- [Supplied data]:
## BEGIN
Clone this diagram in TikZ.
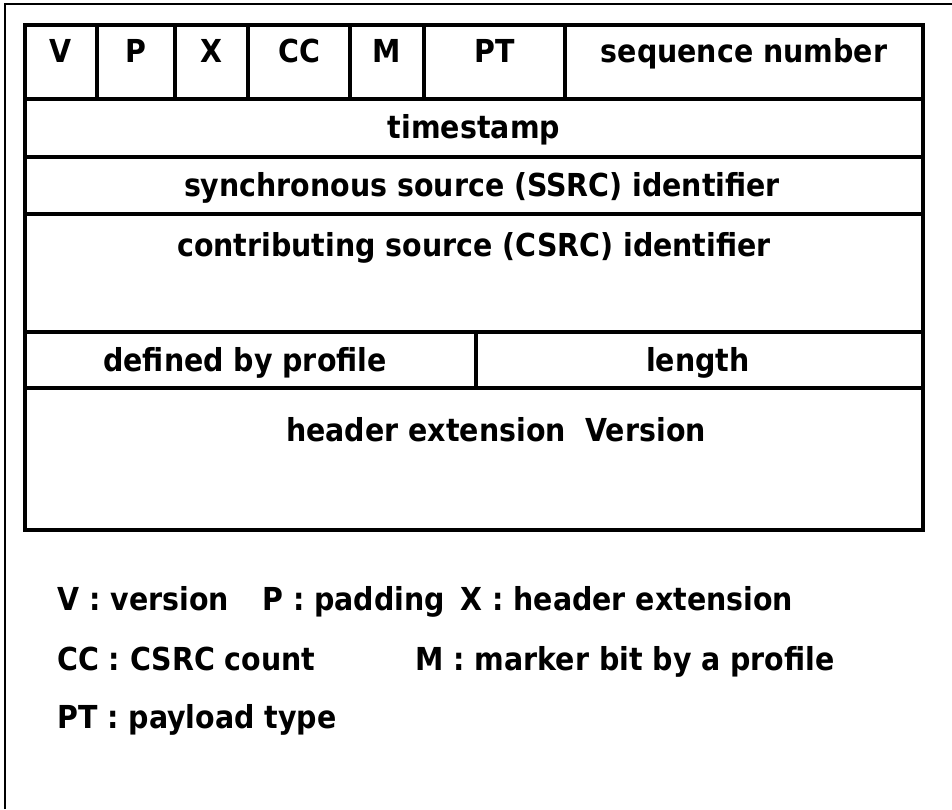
\documentclass[tikz,border=0pt]{standalone}
\usepackage{fontspec}
\setmainfont{DejaVu Sans Condensed}
\usepackage{tikz}

\begin{document}
\begin{tikzpicture}[x=0.02cm, y=-0.02cm,
	grid line/.style={line width=2pt},
	frame line/.style={line width=0.8pt},
	field/.style={inner sep=0pt, anchor=base, font=\fontsize{18}{20}\selectfont\bfseries},
	key/.style={field, anchor=base west}]

	\useasboundingbox (0,0) rectangle (952,809);

	% outer frame (left and top only)
	\draw[frame line] (5,809) -- (5,4) -- (952,4);

	% header table
	\draw[grid line] (25,25) rectangle (923,530);
	\foreach \y in {99,157,214,332,388}
	  \draw[grid line] (25,\y) -- (923,\y);
	\foreach \x in {97,175,248,350,424,565}
	  \draw[grid line] (\x,25) -- (\x,99);
	\draw[grid line] (476,332) -- (476,388);

	\node[field] (v)   at (61,62)  {V};
	\node[field] (p)   at (136,62) {P};
	\node[field] (x)   at (211,62) {X};
	\node[field] (cc)  at (299,62) {CC};
	\node[field] (m)   at (387,62) {M};
	\node[field] (pt)  at (495,62) {PT};
	\node[field] (seq) at (744,62) {sequence number};
	\node[field] (ts)  at (474,138) {timestamp};
	\node[field] (ssrc) at (482,196) {synchronous source (SSRC) identifier};
	\node[field] (csrc) at (474,256) {contributing source (CSRC) identifier};
	\node[field] (prof) at (245,371) {defined by profile};
	\node[field] (len)  at (698,371) {length};
	\node[field] (ext)  at (496,441) {header extension\ \ Version};

	% legend
	\node[key] (kv)  at (57,610)  {V : version};
	\node[key] (kp)  at (262,610) {P : padding};
	\node[key] (kx)  at (460,610) {X : header extension};
	\node[key] (kcc) at (57,670)  {CC : CSRC count};
	\node[key] (km)  at (415,670) {M : marker bit by a profile};
	\node[key] (kpt) at (57,728)  {PT : payload type};

\end{tikzpicture}
\end{document}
## END
- [Short task]: Return only the lines running from the top of the data to the line that holds "(5,4) -- (952,4);". Include both of those lines, but skip the pictures.

- [Problem solution]:
Clone this diagram in TikZ.
\documentclass[tikz,border=0pt]{standalone}
\usepackage{fontspec}
\setmainfont{DejaVu Sans Condensed}
\usepackage{tikz}

\begin{document}
\begin{tikzpicture}[x=0.02cm, y=-0.02cm,
	grid line/.style={line width=2pt},
	frame line/.style={line width=0.8pt},
	field/.style={inner sep=0pt, anchor=base, font=\fontsize{18}{20}\selectfont\bfseries},
	key/.style={field, anchor=base west}]

	\useasboundingbox (0,0) rectangle (952,809);

	% outer frame (left and top only)
	\draw[frame line] (5,809) -- (5,4) -- (952,4);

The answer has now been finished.